House of the Dragon, the Game of Thrones prequel, premiered last Sunday and it was underwhelming. Set 172 years before Daenerys Targaryen’s birth, the show “isn’t especially sophisticated or intelligent,” and is very violent and misogynistic. Executive producer and writer Sara Hess claimed the violence depicted in the show “is inherent in a patriarchal system,” positioning it as a critique of said system. But, as Sam Adams writes for Slate, “there’s so much violence in the show that it ceases to convey much of anything beyond the idea that this is a brutal and ugly world.” HOTD seems to situate itself in a TV landscape that no longer exists, and, thus far, falls flat. 

I know many people that were diehard GOT fans who are also underwhelmed with HOTD. I will probably watch a few more episodes, but it is not something that I will pause my Sunday night for. 

9. The Intercept: Rocky Mountain Massacre

One of my friends is from Montana. She often talks about Montana’s politics—her disdain for Greg Gianforte, the state’s first Republican governor in more than a decade. She tells me about wealthy ranchers and their contempt for predators. About indigenous people that have always called the land home. She talks about how working-class people often vote against their best interests. About how tourists and people with multiple homes are making the state unaffordable for people who live there. She thinks about the escapist fantasies people have of Montana and the myth of the west. 

The wolves of Montana’s Yellowstone National Park are legendary, part of one of the most successful animal reintroduction programs. The wolves were reintroduced to the Rockies in the 1990s through a federal program after the government originally sanctioned their extermination in the 1920s in favor of livestock. However, “in February 2020, the FWP commission lowered the wolf-hunting quotas in the two hunting districts north of the park from two each to one. The quotas had existed for nearly a decade.” 

Last year was one of the most deadly seasons for the wolves. “Roughly a fifth of Yellowstone’s wolf population was gone, with one pack seemingly eliminated entirely.” When the bans were lifted, “the state legalized the use of bait to lure wolves off protected lands. Aerial hunting was authorized, as was hunting after dark with night vision and bright lights to disorient wolves. Snares, indiscriminate tools that routinely kill other wild animals and pets, were now permitted.” Since their reintroduction, the wolves of Yellowstone have become “the cipher for a broader set of anti-government, anti-regulation, anti-science, right-wing politics in the West,” and are now the target of vengeful retribution. 

10. Kenyon Review: To Live in the Ending

Every day we are confronted with a different way the world is ending.

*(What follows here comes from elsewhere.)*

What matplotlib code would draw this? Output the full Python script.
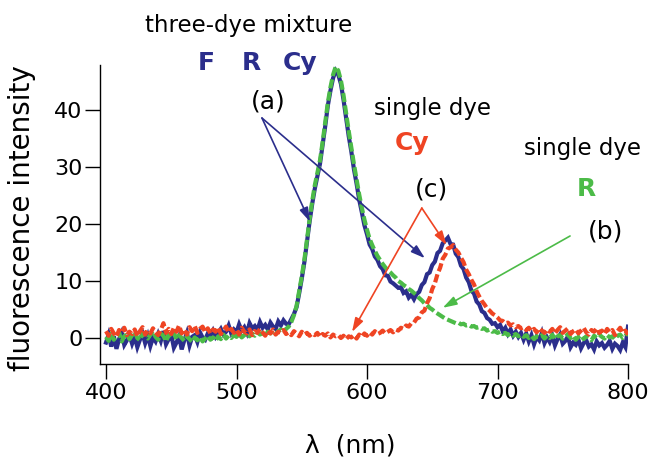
import numpy as np
import matplotlib
matplotlib.use("Agg")
import matplotlib.pyplot as plt

# ---- data ----
wavelength = np.arange(400, 801, 2)  # nm sampling grid

mixture_FRCy = [
    -0.8, 0.6, -1.5, 0.3, -1.9, -0.2, 0.9, -1.2, -0.4, 0.5,
    -1.0, 0.2, -1.6, -0.3, 0.8, -0.9, 0.4, -1.4, 0.1, -0.6,
    0.7, -0.5, 1.2, -1.1, -0.2, 0.6, -1.7, -0.8, 0.3, -2.0,
    -0.4, 0.9, -1.3, 0.2, 0.5, -0.7, 1.0, 0.1, -0.3, 0.8,
    0.4, 1.3, 0.2, 0.9, 1.6, 0.6, 1.1, 2.2, 0.8, 1.5,
    1.0, 2.4, 1.3, 1.9, 0.9, 2.6, 1.7, 2.1, 1.4, 2.8,
    1.8, 2.3, 1.5, 2.7, 2.0, 1.6, 2.9, 2.2, 3.1, 2.5,
    2.4, 3.3, 4.2, 5.4, 7.8, 10.4, 13.3, 16.9, 20.4, 23.5,
    26.2, 28.4, 30.6, 33.9, 37.2, 40.8, 43.4, 45.6, 46.9, 46.2,
    44.6, 41.8, 38.6, 35.4, 32.7, 29.6, 27.1, 24.3, 22.1, 19.8,
    18.2, 16.4, 15.6, 14.3, 13.7, 12.6, 12.1, 11.0, 10.9, 9.9,
    9.6, 9.2, 8.8, 8.9, 7.9, 8.2, 7.1, 7.6, 6.8, 7.7,
    8.1, 9.3, 9.8, 11.2, 11.5, 12.8, 13.4, 14.9, 15.3, 16.6,
    17.1, 17.6, 16.5, 16.4, 14.8, 14.2, 12.7, 12.1, 10.6, 9.8,
    8.3, 7.8, 6.4, 5.9, 4.7, 4.4, 3.5, 3.2, 2.5, 2.6,
    1.9, 2.3, 1.2, 1.8, 0.7, 1.5, 0.4, 1.1, 0.2, 0.9,
    -0.3, 0.8, -0.6, 0.5, -1.1, 0.2, -0.4, 0.9, -0.9, 0.1,
    -0.7, 0.4, -1.3, -0.2, 0.6, -1.0, -0.5, 0.3, -1.6, -0.8,
    -1.2, -0.3, -1.8, -0.9, -0.4, -1.5, -1.1, -2.0, -0.6, -1.3,
    -0.9, -1.7, -1.2, -0.5, -1.9, -1.0, -1.4, -2.1, -0.8, -1.6,
    2.0,
]

single_R = [
    0.2, -0.5, 0.8, -0.3, 0.4, 1.0, -0.6, 0.3, 0.7, -0.2,
    0.5, 1.1, 0.0, -0.4, 0.9, 0.3, -0.1, 0.6, 1.2, 0.2,
    -0.3, 0.8, 0.4, -0.6, 0.6, 0.1, 0.9, -0.2, 0.5, 0.0,
    -0.5, 0.3, -0.2, -0.7, 0.1, -0.4, 0.2, -0.6, -0.1, 0.4,
    -0.3, 0.1, -0.5, 0.3, -0.2, 0.6, -0.1, 0.4, 0.0, 0.5,
    0.2, 0.7, 0.1, 0.5, 0.9, 0.3, 0.8, 0.4, 1.0, 0.6,
    0.9, 0.5, 1.1, 0.8, 1.3, 0.7, 1.2, 1.5, 1.0, 1.6,
    2.0, 2.8, 4.0, 5.6, 8.2, 10.8, 13.7, 17.2, 20.8, 24.0,
    26.8, 29.0, 31.2, 34.4, 37.8, 41.3, 44.0, 46.2, 47.6, 46.9,
    45.2, 42.6, 39.4, 36.3, 33.4, 30.5, 27.9, 25.2, 22.9, 20.8,
    19.0, 17.4, 16.3, 15.3, 14.4, 13.7, 13.0, 12.4, 11.9, 11.5,
    11.0, 10.6, 10.0, 9.7, 9.3, 9.0, 8.6, 8.3, 7.9, 7.5,
    7.0, 6.6, 6.1, 5.8, 5.3, 5.0, 4.6, 4.3, 4.0, 3.7,
    3.4, 3.2, 3.0, 2.8, 2.6, 2.7, 2.4, 2.5, 2.2, 2.3,
    2.0, 2.1, 1.8, 1.9, 1.6, 1.7, 1.3, 1.5, 1.1, 1.2,
    0.9, 1.1, 0.7, 0.9, 0.5, 0.8, 0.4, 0.7, 0.3, 0.6,
    0.2, 0.5, 0.0, 0.4, -0.2, 0.3, 0.1, 0.5, -0.1, 0.4,
    0.0, 0.6, -0.2, 0.3, 0.5, -0.1, 0.2, 0.7, 0.0, 0.4,
    -0.3, 0.2, 0.5, -0.2, 0.3, 0.1, -0.4, 0.4, 0.0, 0.6,
    0.2, -0.1, 0.5, 0.1, 0.3, -0.2, 0.4, 0.6, 0.0, 0.3,
    1.2,
]

single_Cy = [
    1.2, 0.4, 1.6, 0.8, 0.2, 1.4, 0.9, 1.8, 0.5, 1.1,
    0.7, 1.5, 0.3, 1.2, 1.9, 0.6, 1.3, 0.8, 1.7, 1.0,
    0.5, 1.4, 2.6, 0.9, 1.6, 0.7, 1.8, 1.1, 2.2, 0.8,
    1.5, 0.6, 1.9, 1.2, 2.1, 0.9, 1.6, 2.0, 1.0, 1.7,
    0.8, 1.5, 1.1, 1.9, 0.7, 1.3, 2.0, 1.0, 1.6, 0.9,
    1.4, 0.6, 1.8, 1.1, 0.8, 1.5, 0.5, 1.2, 0.9, 1.6,
    1.0, 0.4, 1.3, 0.8, 1.5, 0.6, 1.1, 0.9, 1.4, 0.7,
    1.0, 0.5, 1.2, 0.8, 0.3, 1.1, 0.6, 0.9, 0.4, 0.8,
    0.5, 0.9, 0.2, 0.7, 0.4, 0.8, 0.1, 0.6, 0.3, 0.5,
    0.0, 0.4, -0.2, 0.3, 0.1, 0.5, -0.1, 0.6, 0.2, 0.8,
    0.4, 1.0, 0.6, 1.2, 0.7, 0.9, 1.3, 0.8, 1.1, 1.4,
    1.0, 1.5, 1.3, 1.8, 1.6, 2.2, 2.0, 2.6, 2.7, 3.4,
    3.6, 4.5, 4.8, 6.1, 7.0, 8.6, 9.6, 11.2, 12.3, 13.9,
    14.6, 15.7, 15.9, 16.3, 15.5, 15.0, 14.1, 13.3, 12.0, 11.2,
    10.2, 9.4, 8.2, 7.3, 6.5, 5.9, 5.2, 4.8, 4.3, 4.0,
    3.6, 3.1, 3.0, 2.6, 2.7, 2.2, 2.4, 1.9, 2.1, 1.7,
    1.9, 1.4, 1.8, 1.2, 1.6, 1.0, 1.7, 1.3, 0.9, 1.5,
    1.1, 1.6, 0.8, 1.4, 1.9, 0.9, 1.3, 1.7, 0.7, 1.2,
    1.5, 0.8, 1.3, 1.8, 1.0, 0.6, 1.4, 1.1, 1.7, 0.9,
    1.3, 0.7, 1.6, 1.0, 1.4, 0.5, 1.2, 1.8, 0.9, 1.3,
    0.6,
]

x_ticks = [400, 500, 600, 700, 800]
y_ticks = [0, 10, 20, 30, 40]

BLUE = "#2b2e8c"
GREEN = "#4cbb48"
RED = "#ef4423"

plt.rcParams["font.family"] = ["DejaVu Sans"]

W, H = 655, 457
fig = plt.figure(figsize=(W / 100, H / 100), dpi=100)
ax = fig.add_axes([100 / W, (H - 364) / H, 528 / W, 299 / H])

ax.plot(wavelength, mixture_FRCy, color=BLUE, lw=3.0, solid_joinstyle="miter")
ax.plot(wavelength, single_R, color=GREEN, lw=3.0, dashes=(2.2, 0.8))
ax.plot(wavelength, single_Cy, color=RED, lw=3.0, dashes=(2.0, 0.8))

ax.set_xlim(395.4, 800)
ax.set_ylim(-4.56, 47.9)
ax.set_xticks(x_ticks)
ax.set_yticks(y_ticks)
for s in ("top", "right"):
    ax.spines[s].set_visible(False)
for s in ("left", "bottom"):
    ax.spines[s].set_linewidth(1.0)
ax.tick_params(axis="both", direction="out", length=10.5, width=1.0, labelsize=16)
ax.tick_params(axis="y", pad=2)
ax.tick_params(axis="x", pad=3.5)

ax.set_xlabel("λ  (nm)", fontsize=18, va="center")
ax.xaxis.set_label_coords((350 - 100) / 528, (364 - 445) / 299)
ax.set_ylabel("fluorescence intensity", fontsize=20)
ax.yaxis.set_label_coords((36 - 100) / 528, (364 - 218) / 299)


def ftext(px, py, s, **kw):
    fig.text(px / W, 1 - py / H, s, **kw)


ftext(248.5, 32, "three-dye mixture", fontsize=16.5, ha="center", va="baseline")
ftext(198, 70, "F", fontsize=18, fontweight="bold", color=BLUE, ha="left", va="baseline")
ftext(242, 70, "R", fontsize=18, fontweight="bold", color=BLUE, ha="left", va="baseline")
ftext(283, 70, "Cy", fontsize=18, fontweight="bold", color=BLUE, ha="left", va="baseline")
ftext(268.5, 101, "(a)", fontsize=18, ha="center", va="center")
ftext(432.5, 115, "single dye", fontsize=16.5, ha="center", va="baseline")
ftext(395, 150, "Cy", fontsize=18, fontweight="bold", color=RED, ha="left", va="baseline")
ftext(431.5, 190, "(c)", fontsize=18, ha="center", va="center")
ftext(582.5, 155, "single dye", fontsize=16.5, ha="center", va="baseline")
ftext(577, 196, "R", fontsize=18, fontweight="bold", color=GREEN, ha="left", va="baseline")
ftext(605.5, 232, "(b)", fontsize=18, ha="center", va="center")

astyle = "-|>,head_length=0.7,head_width=0.22"


def arrow(start, end, color):
    ax.annotate("", xy=end, xytext=start, xycoords="data", textcoords="data",
                arrowprops=dict(arrowstyle=astyle, color=color, lw=1.2,
                                shrinkA=0, shrinkB=0, mutation_scale=12),
                annotation_clip=False)


arrow((519.5, 38.6), (556.3, 20.4), BLUE)
arrow((519.5, 38.6), (644.4, 14.0), BLUE)
arrow((642.0, 22.8), (588.5, 1.05), RED)
arrow((642.0, 22.8), (661.0, 16.3), RED)
arrow((755.6, 17.9), (658.0, 5.3), GREEN)

fig.savefig("out.png", dpi=100)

Alyssa Harad recalls discussing the apocalypse with a friend in 2013, who eschewed the term as “self-serving, exploitative, clickbait rhetoric that both paralyzes people with fear and excuses them from action. Many, many people will die, he says bitterly, but the world will not end. It may be irreparably changed, but it will go on without us.” The language of the apocalypse, or perhaps an apocalypse, is ever-present but it’s dangerous because it is the language of divine fatalism. There is a great deal of work to do, and as climate change continues there will be even more. We need to keep our heads clear, and we can’t do that if they are full of hell flames, angry gods and devouring serpents.” 

Throughout this essay, Harad explores her observations on apocalypses through vignettes reaching back to childhood, wading through what it means to live in the end when “worlds end all the time.”